▸ **PROVIDED DATA**
________________

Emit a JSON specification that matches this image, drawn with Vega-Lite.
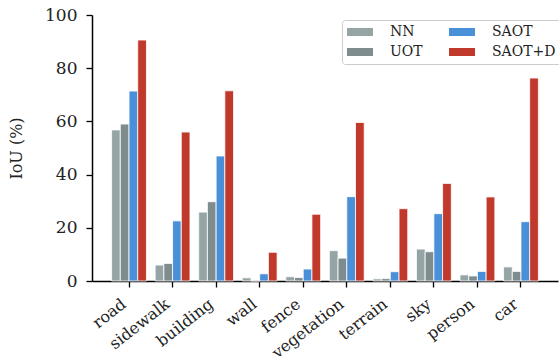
{
  "$schema": "https://vega.github.io/schema/vega-lite/v6.json",
  "width": 466,
  "height": 266,
  "autosize": "none",
  "padding": {"left": 92, "top": 15, "right": 1, "bottom": 75},
  "config": {
    "font": "DejaVu Serif",
    "view": {"stroke": null},
    "axis": {"labelFont": "DejaVu Serif", "titleFont": "DejaVu Serif", "labelColor": "#222", "titleColor": "#222", "domainColor": "#000", "tickColor": "#000"},
    "legend": {"labelFont": "DejaVu Serif", "titleFont": "DejaVu Serif"}
  },
  "data": {
    "values": [
      {"cls": "road", "method": "NN", "iou": 56.8},
      {"cls": "road", "method": "UOT", "iou": 59.0},
      {"cls": "road", "method": "SAOT", "iou": 71.4},
      {"cls": "road", "method": "SAOT+D", "iou": 90.6},
      {"cls": "sidewalk", "method": "NN", "iou": 6.0},
      {"cls": "sidewalk", "method": "UOT", "iou": 6.6},
      {"cls": "sidewalk", "method": "SAOT", "iou": 22.6},
      {"cls": "sidewalk", "method": "SAOT+D", "iou": 56.0},
      {"cls": "building", "method": "NN", "iou": 25.9},
      {"cls": "building", "method": "UOT", "iou": 29.8},
      {"cls": "building", "method": "SAOT", "iou": 47.0},
      {"cls": "building", "method": "SAOT+D", "iou": 71.5},
      {"cls": "wall", "method": "NN", "iou": 1.2},
      {"cls": "wall", "method": "UOT", "iou": 0.0},
      {"cls": "wall", "method": "SAOT", "iou": 2.7},
      {"cls": "wall", "method": "SAOT+D", "iou": 10.8},
      {"cls": "fence", "method": "NN", "iou": 1.6},
      {"cls": "fence", "method": "UOT", "iou": 1.3},
      {"cls": "fence", "method": "SAOT", "iou": 4.5},
      {"cls": "fence", "method": "SAOT+D", "iou": 25.1},
      {"cls": "vegetation", "method": "NN", "iou": 11.4},
      {"cls": "vegetation", "method": "UOT", "iou": 8.6},
      {"cls": "vegetation", "method": "SAOT", "iou": 31.7},
      {"cls": "vegetation", "method": "SAOT+D", "iou": 59.6},
      {"cls": "terrain", "method": "NN", "iou": 0.8},
      {"cls": "terrain", "method": "UOT", "iou": 0.9},
      {"cls": "terrain", "method": "SAOT", "iou": 3.5},
      {"cls": "terrain", "method": "SAOT+D", "iou": 27.2},
      {"cls": "sky", "method": "NN", "iou": 12.0},
      {"cls": "sky", "method": "UOT", "iou": 11.0},
      {"cls": "sky", "method": "SAOT", "iou": 25.3},
      {"cls": "sky", "method": "SAOT+D", "iou": 36.7},
      {"cls": "person", "method": "NN", "iou": 2.3},
      {"cls": "person", "method": "UOT", "iou": 1.9},
      {"cls": "person", "method": "SAOT", "iou": 3.6},
      {"cls": "person", "method": "SAOT+D", "iou": 31.6},
      {"cls": "car", "method": "NN", "iou": 5.3},
      {"cls": "car", "method": "UOT", "iou": 3.6},
      {"cls": "car", "method": "SAOT", "iou": 22.3},
      {"cls": "car", "method": "SAOT+D", "iou": 76.3}
    ]
  },
  "mark": {"type": "bar", "stroke": "white", "strokeWidth": 0.8},
  "encoding": {
    "x": {
      "field": "cls", "type": "nominal", "sort": null,
      "scale": {"paddingInner": 0.2, "paddingOuter": 0.45},
      "axis": {"title": null, "labelFont": "DejaVu Serif", "labelAngle": -38, "labelAlign": "right", "labelBaseline": "bottom", "labelFontSize": 16, "labelPadding": 21, "labelDx": -2, "tickSize": 6, "tickWidth": 1.3, "domainWidth": 1.5}
    },
    "xOffset": {"field": "method", "type": "nominal", "sort": ["NN", "UOT", "SAOT", "SAOT+D"], "scale": {"paddingInner": 0, "paddingOuter": 0}},
    "y": {
      "field": "iou", "type": "quantitative",
      "scale": {"domain": [0, 100], "nice": false},
      "axis": {"title": "IoU (%)", "values": [0, 20, 40, 60, 80, 100], "grid": false, "labelFont": "DejaVu Serif", "labelFontSize": 17, "titleFontSize": 16, "titleFontWeight": "normal", "labelPadding": 9, "titlePadding": 20, "tickSize": 6, "tickWidth": 1.3, "domainWidth": 1.5}
    },
    "color": {
      "field": "method", "type": "nominal",
      "scale": {"domain": ["NN", "UOT", "SAOT", "SAOT+D"], "range": ["#95a5a6", "#7f8c8d", "#4a90d9", "#c0392b"]},
      "legend": {
        "title": null, "orient": "none", "legendX": 250, "legendY": 5, "columns": 2, "direction": "vertical",
        "symbolType": "M-1.857,-0.57H1.857V0.57H-1.857Z", "symbolSize": 196, "symbolStrokeWidth": 0, "symbolOffset": 6,
        "labelFont": "DejaVu Serif", "labelFontSize": 14, "labelColor": "#222", "labelOffset": 23,
        "columnPadding": 26, "rowPadding": 6, "padding": 5,
        "strokeColor": "#cccccc", "cornerRadius": 3, "fillColor": "white"
      }
    }
  }
}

________________

▸ **THE REQUEST**
Give all the lines above again, character for character, without pictures.

▸ **RESULT FOR THIS TASK**
Emit a JSON specification that matches this image, drawn with Vega-Lite.
{
  "$schema": "https://vega.github.io/schema/vega-lite/v6.json",
  "width": 466,
  "height": 266,
  "autosize": "none",
  "padding": {"left": 92, "top": 15, "right": 1, "bottom": 75},
  "config": {
    "font": "DejaVu Serif",
    "view": {"stroke": null},
    "axis": {"labelFont": "DejaVu Serif", "titleFont": "DejaVu Serif", "labelColor": "#222", "titleColor": "#222", "domainColor": "#000", "tickColor": "#000"},
    "legend": {"labelFont": "DejaVu Serif", "titleFont": "DejaVu Serif"}
  },
  "data": {
    "values": [
      {"cls": "road", "method": "NN", "iou": 56.8},
      {"cls": "road", "method": "UOT", "iou": 59.0},
      {"cls": "road", "method": "SAOT", "iou": 71.4},
      {"cls": "road", "method": "SAOT+D", "iou": 90.6},
      {"cls": "sidewalk", "method": "NN", "iou": 6.0},
      {"cls": "sidewalk", "method": "UOT", "iou": 6.6},
      {"cls": "sidewalk", "method": "SAOT", "iou": 22.6},
      {"cls": "sidewalk", "method": "SAOT+D", "iou": 56.0},
      {"cls": "building", "method": "NN", "iou": 25.9},
      {"cls": "building", "method": "UOT", "iou": 29.8},
      {"cls": "building", "method": "SAOT", "iou": 47.0},
      {"cls": "building", "method": "SAOT+D", "iou": 71.5},
      {"cls": "wall", "method": "NN", "iou": 1.2},
      {"cls": "wall", "method": "UOT", "iou": 0.0},
      {"cls": "wall", "method": "SAOT", "iou": 2.7},
      {"cls": "wall", "method": "SAOT+D", "iou": 10.8},
      {"cls": "fence", "method": "NN", "iou": 1.6},
      {"cls": "fence", "method": "UOT", "iou": 1.3},
      {"cls": "fence", "method": "SAOT", "iou": 4.5},
      {"cls": "fence", "method": "SAOT+D", "iou": 25.1},
      {"cls": "vegetation", "method": "NN", "iou": 11.4},
      {"cls": "vegetation", "method": "UOT", "iou": 8.6},
      {"cls": "vegetation", "method": "SAOT", "iou": 31.7},
      {"cls": "vegetation", "method": "SAOT+D", "iou": 59.6},
      {"cls": "terrain", "method": "NN", "iou": 0.8},
      {"cls": "terrain", "method": "UOT", "iou": 0.9},
      {"cls": "terrain", "method": "SAOT", "iou": 3.5},
      {"cls": "terrain", "method": "SAOT+D", "iou": 27.2},
      {"cls": "sky", "method": "NN", "iou": 12.0},
      {"cls": "sky", "method": "UOT", "iou": 11.0},
      {"cls": "sky", "method": "SAOT", "iou": 25.3},
      {"cls": "sky", "method": "SAOT+D", "iou": 36.7},
      {"cls": "person", "method": "NN", "iou": 2.3},
      {"cls": "person", "method": "UOT", "iou": 1.9},
      {"cls": "person", "method": "SAOT", "iou": 3.6},
      {"cls": "person", "method": "SAOT+D", "iou": 31.6},
      {"cls": "car", "method": "NN", "iou": 5.3},
      {"cls": "car", "method": "UOT", "iou": 3.6},
      {"cls": "car", "method": "SAOT", "iou": 22.3},
      {"cls": "car", "method": "SAOT+D", "iou": 76.3}
    ]
  },
  "mark": {"type": "bar", "stroke": "white", "strokeWidth": 0.8},
  "encoding": {
    "x": {
      "field": "cls", "type": "nominal", "sort": null,
      "scale": {"paddingInner": 0.2, "paddingOuter": 0.45},
      "axis": {"title": null, "labelFont": "DejaVu Serif", "labelAngle": -38, "labelAlign": "right", "labelBaseline": "bottom", "labelFontSize": 16, "labelPadding": 21, "labelDx": -2, "tickSize": 6, "tickWidth": 1.3, "domainWidth": 1.5}
    },
    "xOffset": {"field": "method", "type": "nominal", "sort": ["NN", "UOT", "SAOT", "SAOT+D"], "scale": {"paddingInner": 0, "paddingOuter": 0}},
    "y": {
      "field": "iou", "type": "quantitative",
      "scale": {"domain": [0, 100], "nice": false},
      "axis": {"title": "IoU (%)", "values": [0, 20, 40, 60, 80, 100], "grid": false, "labelFont": "DejaVu Serif", "labelFontSize": 17, "titleFontSize": 16, "titleFontWeight": "normal", "labelPadding": 9, "titlePadding": 20, "tickSize": 6, "tickWidth": 1.3, "domainWidth": 1.5}
    },
    "color": {
      "field": "method", "type": "nominal",
      "scale": {"domain": ["NN", "UOT", "SAOT", "SAOT+D"], "range": ["#95a5a6", "#7f8c8d", "#4a90d9", "#c0392b"]},
      "legend": {
        "title": null, "orient": "none", "legendX": 250, "legendY": 5, "columns": 2, "direction": "vertical",
        "symbolType": "M-1.857,-0.57H1.857V0.57H-1.857Z", "symbolSize": 196, "symbolStrokeWidth": 0, "symbolOffset": 6,
        "labelFont": "DejaVu Serif", "labelFontSize": 14, "labelColor": "#222", "labelOffset": 23,
        "columnPadding": 26, "rowPadding": 6, "padding": 5,
        "strokeColor": "#cccccc", "cornerRadius": 3, "fillColor": "white"
      }
    }
  }
}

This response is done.